Currently, the Converge team is planning for the Arthur M. Blank Family Foundation’s Democracy Learning Community Session 3 attended by thirteen Georgia-based nonprofit grantees that play a key role in mobilizing communities to show up in the state of Georgia’s elections. This learning community aims at helping these nonprofits develop cross-grantee strategies with a ten-year vision for Georgia. We want to elevate the work of a few organizations from this democracy cohort:
Black Voters Matter (BVM) works to increase power in communities through effective voting so that communities can determine their own destiny. Since 2016, BVM has built a strong team of nearly 45 staff and have grown their service area from one state to eleven states. BVM has also garnered substantial support from national funders and aided in record black turnout in the 2017 Alabama Special Election and 2021 Georgia Senate Runoff. BVM’s work embodies the notion that “There is no off season in democracy” for communities that often feel left out and left behind until just before major elections.
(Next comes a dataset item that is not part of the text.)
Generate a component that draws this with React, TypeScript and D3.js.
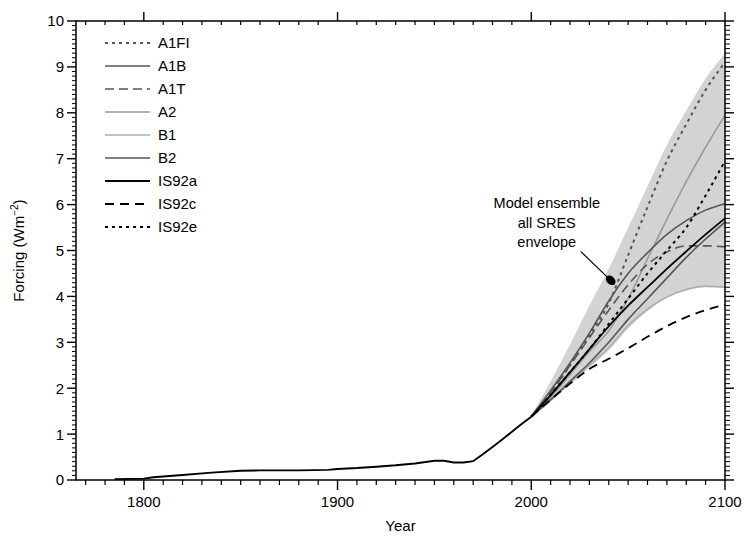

In 2014, New Georgia Project (NGP) began an incredibly ambitious project to register and engage 120,000 of the more than 800,000 unregistered citizens of color in Georgia in less than 8 months. NGP succeeded, registering 86,000 new voters directly, plus an additional 35,000 voters registered by twelve partner and allied organizations. In 2016, NGP connected with over 1.5 million Georgians in person, via telephone, text and mail yielding 123,521 voter registration form submissions, 398,421 phone calls, and over 75,000 door knocks. By December 2018, NGP had independently registered nearly 350,000 citizens of color: registering 25% of the target population in less than 3 years.
Asian Americans Advancing Justice Atlanta are leading voices speaking to justice, civic engagement, and organizing around issues that affect the AAPI community in Georgia and the Southeast. Despite the pandemic in 2020, there was a record 186,289 AAPI ballots cast in the 2020 General Election (a 62.7% increase in turnout from the 2016 General), with 45,703 of those votes coming from first-time voters. The level of turnout was made possible due to the past five years of organizing wins and naturalization efforts, which led to an additional 80,000 AAPI voters since 2016 and a 78% increase in votes cast by AAPI voters under 35.